Karina’s 91 year old grandmother was stuck in her apartment in a now abandoned building in the Ukraine, which had been her home for the past 62 years. She’d lived through WW1, Stalin’s famine where her whole family had to exist on one piece of bread a day to survive, the Chernobyl disaster, and now this. Karina’s job was to get her out of the Ukraine and safely to Australia.
This story struck me this week as I’ve been writing a presentation on courage for a women’s conference next month. And as I reflect on it, the subject could not be more fitting alongside the Easter story. When we think of courage, we think of Big C Courage like Karina White’s smuggling of her grandmother out of her war-torn home.
But most days, our lives do not command so much of us.
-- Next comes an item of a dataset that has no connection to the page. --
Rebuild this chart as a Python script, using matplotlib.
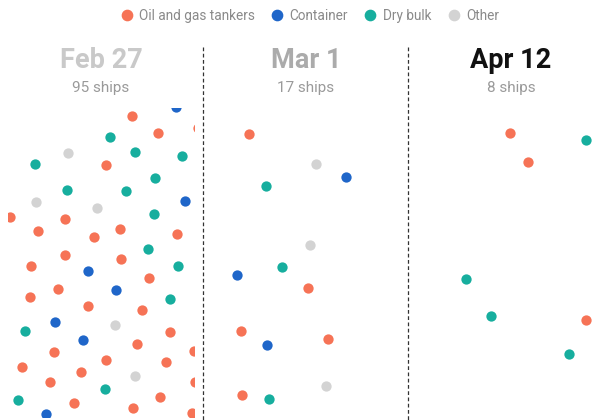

Instead, courage whispers to us in little invitations “with a small c”:
- To start a new project or venture, or talk to a stranger;
- To continue the mundane tasks of life and work when we don’t feel encouraged or seen; or ultimately
- To finish something, surrender and let it go.
Last year one of my coaching clients talked to me about a work project. In describing it she used the word “hate” several times, which was not usually part of her vocabulary. As I drew her attention to this, I asked her, “why are you continuing with the project, when clearly it is sucking the life out of you? “Because we need the extra money,” she said.
Life abhors a vacuum, and one thing I have learned is that you must release something to make space for something better.
With everything on her plate at the time, she re-organised her life and let go of the project. She made time for her family, which was a blessing as her elderly father died earlier than expected, several weeks later. She was able to be there with and for him.
Within 6 weeks, she was invited to apply for a facilitation role in an area she loved. Courage might be disguised in the small invitations, and only later be appreciated as something far greater.
As you contemplate your place in the world this Easter, consider this;
- How might you extend yourself, start or learn something new?
- Where might this season require you to continue, even when it feels hard and thankless; and
- What might you let go of, in the hope of something better?